■ **Required work**
Omit every picture, and retype the lines that run from the beginning of the data below through the line containing "from matplotlib.ticker import", inclusive.

■ **Dataset excerpt**

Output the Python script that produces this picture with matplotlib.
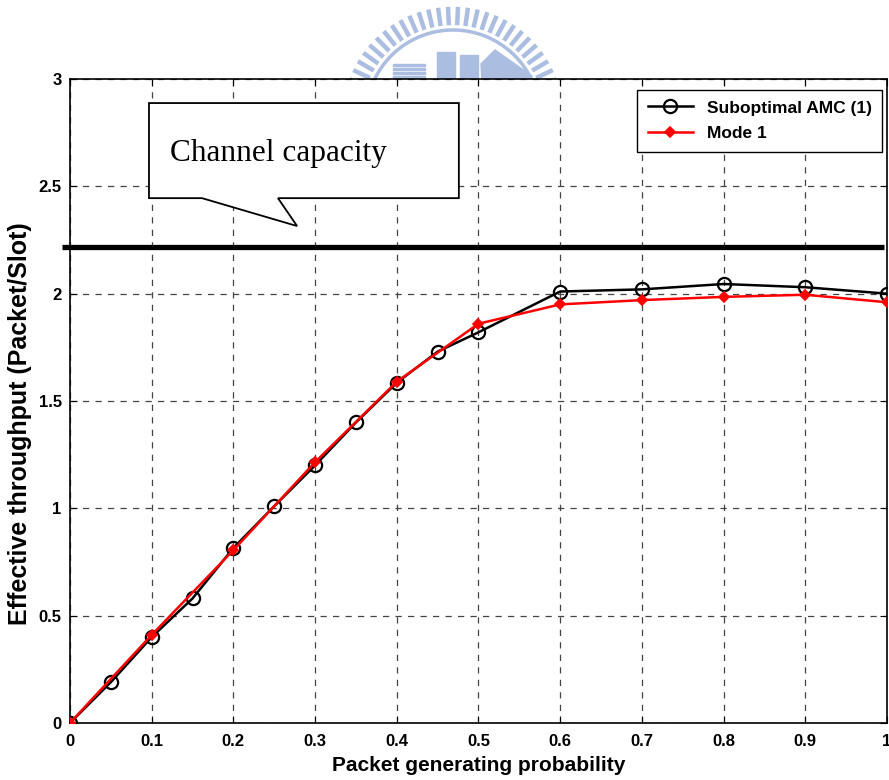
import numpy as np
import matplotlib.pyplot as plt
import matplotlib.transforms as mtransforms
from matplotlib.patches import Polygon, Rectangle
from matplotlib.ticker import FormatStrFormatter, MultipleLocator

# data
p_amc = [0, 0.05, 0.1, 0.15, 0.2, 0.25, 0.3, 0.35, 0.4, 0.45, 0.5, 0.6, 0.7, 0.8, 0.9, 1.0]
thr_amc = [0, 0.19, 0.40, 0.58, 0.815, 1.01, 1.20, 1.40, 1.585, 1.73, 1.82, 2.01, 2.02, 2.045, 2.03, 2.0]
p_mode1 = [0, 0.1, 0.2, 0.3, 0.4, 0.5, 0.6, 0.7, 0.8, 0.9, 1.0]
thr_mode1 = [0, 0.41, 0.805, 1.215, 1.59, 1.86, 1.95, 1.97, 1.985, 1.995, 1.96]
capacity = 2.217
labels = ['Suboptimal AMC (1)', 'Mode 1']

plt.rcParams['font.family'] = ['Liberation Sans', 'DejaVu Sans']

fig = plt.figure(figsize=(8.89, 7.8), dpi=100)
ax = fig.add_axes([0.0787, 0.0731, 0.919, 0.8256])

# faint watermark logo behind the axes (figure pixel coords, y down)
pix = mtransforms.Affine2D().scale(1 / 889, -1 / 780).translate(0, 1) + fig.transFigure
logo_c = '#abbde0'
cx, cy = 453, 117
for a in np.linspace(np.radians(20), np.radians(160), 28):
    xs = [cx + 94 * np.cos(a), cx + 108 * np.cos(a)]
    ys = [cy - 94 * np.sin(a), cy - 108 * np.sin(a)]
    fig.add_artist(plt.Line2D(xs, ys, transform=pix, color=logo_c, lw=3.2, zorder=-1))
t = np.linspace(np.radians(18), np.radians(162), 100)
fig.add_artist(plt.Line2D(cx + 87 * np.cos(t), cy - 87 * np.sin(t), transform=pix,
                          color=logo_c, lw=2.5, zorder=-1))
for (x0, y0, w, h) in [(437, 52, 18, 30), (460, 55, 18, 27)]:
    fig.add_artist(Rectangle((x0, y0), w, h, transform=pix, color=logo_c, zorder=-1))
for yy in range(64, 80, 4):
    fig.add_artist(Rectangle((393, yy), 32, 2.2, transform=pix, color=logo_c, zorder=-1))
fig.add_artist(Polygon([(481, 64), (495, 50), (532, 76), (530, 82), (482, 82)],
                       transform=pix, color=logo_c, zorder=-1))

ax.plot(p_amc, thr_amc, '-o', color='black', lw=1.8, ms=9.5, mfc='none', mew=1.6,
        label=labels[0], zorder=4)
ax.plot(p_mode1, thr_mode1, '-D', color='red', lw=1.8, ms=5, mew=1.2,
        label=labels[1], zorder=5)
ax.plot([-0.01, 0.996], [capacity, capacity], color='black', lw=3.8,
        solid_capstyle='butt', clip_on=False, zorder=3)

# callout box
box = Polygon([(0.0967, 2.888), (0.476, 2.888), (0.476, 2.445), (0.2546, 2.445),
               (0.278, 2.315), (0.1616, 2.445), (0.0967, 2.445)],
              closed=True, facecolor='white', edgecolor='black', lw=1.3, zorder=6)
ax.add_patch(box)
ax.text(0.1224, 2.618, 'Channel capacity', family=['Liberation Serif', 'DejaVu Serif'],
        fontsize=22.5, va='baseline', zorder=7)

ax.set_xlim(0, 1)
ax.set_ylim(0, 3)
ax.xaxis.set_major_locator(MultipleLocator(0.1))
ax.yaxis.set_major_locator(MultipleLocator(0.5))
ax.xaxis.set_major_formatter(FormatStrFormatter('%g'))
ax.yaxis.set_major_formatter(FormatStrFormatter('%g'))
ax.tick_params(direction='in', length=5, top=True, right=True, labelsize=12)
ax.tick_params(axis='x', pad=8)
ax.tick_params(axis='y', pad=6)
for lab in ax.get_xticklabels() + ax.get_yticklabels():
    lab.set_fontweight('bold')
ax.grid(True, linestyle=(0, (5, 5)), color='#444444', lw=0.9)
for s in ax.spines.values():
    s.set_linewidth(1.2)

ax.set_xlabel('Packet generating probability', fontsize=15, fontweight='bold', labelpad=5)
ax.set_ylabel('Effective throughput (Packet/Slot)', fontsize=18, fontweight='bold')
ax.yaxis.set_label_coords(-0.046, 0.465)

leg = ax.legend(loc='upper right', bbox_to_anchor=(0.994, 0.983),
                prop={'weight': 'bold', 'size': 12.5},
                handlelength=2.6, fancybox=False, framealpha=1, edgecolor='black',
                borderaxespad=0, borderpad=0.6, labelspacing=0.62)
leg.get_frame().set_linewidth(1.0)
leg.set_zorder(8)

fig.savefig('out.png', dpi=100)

■ **Response below**
Output the Python script that produces this picture with matplotlib.
import numpy as np
import matplotlib.pyplot as plt
import matplotlib.transforms as mtransforms
from matplotlib.patches import Polygon, Rectangle
from matplotlib.ticker import FormatStrFormatter, MultipleLocator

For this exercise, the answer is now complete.